No. CA 89 1916 | La. Ct. App. | Mar 5, 1991

LeBLANC, Judge.

This is a suit for damages in tort by plaintiff, Craig Lachney, against his employer, the State of Louisiana, through the Department of Public Safety and Corrections (State),1 and co-employee, William H. Riddle. Riddle and the State filed a motion for summary judgment alleging that Lach-ney’s exclusive remedy against them was worker’s compensation benefits. The trial judge granted the motion for summary judgment and dismissed plaintiffs suit with prejudice. Plaintiff took this devolu-tive appeal.

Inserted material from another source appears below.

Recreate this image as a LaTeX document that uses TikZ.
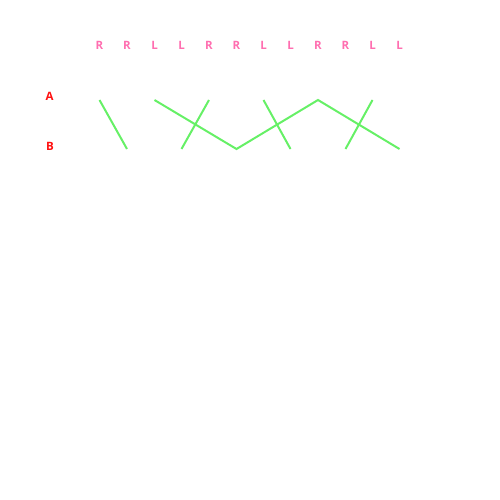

On August 17, 1988, and prior thereto, plaintiff was employed by the State and was working as a correctional officer at the Louisiana State Penitentiary at Angola. Plaintiff typically worked at Camp J, one of a number of camps located within the secured boundaries of the penitentiary. On the afternoon of August 17, 1988, plaintiff and other co-employees who worked at Camp J were relieved of their duty by replacement officers at 5:45 p.m. Plaintiff and two other co-workers asked Mr. Randy Johnson, who had a privately-owned vehicle parked near Camp J, for a ride to the ferry which crossed the Mississippi River from Angola on the east bank to Avoyelles Parish on the west bank. Mr. Johnson agreed to transport his fellow employees to the ferry. Mr. Johnson departed from Camp J and proceeded down the only road on the penitentiary grounds that led from Camp J to the ferry; this road was a dirt and gravel road known as Camp G Road. The distance from Camp J to the ferry. was approximately four miles. As Mr. Johnson was driving his vehicle on Camp G Road in the direction of the ferry, another vehicle, being driven by Riddle, was travelling in the opposite direction on Camp G Road (returning from the ferry). Mr. Riddle lost control of his vehicle as he maneuvered a curve in the road, resulting in a collision with the Johnson vehicle. The force of the collision ejected plaintiff from the vehicle, causing plaintiff to sustain bodily injuries. This accident occurred at approximately 6:05 p.m. and at a location on Camp G Road which was approximately three miles from Camp J.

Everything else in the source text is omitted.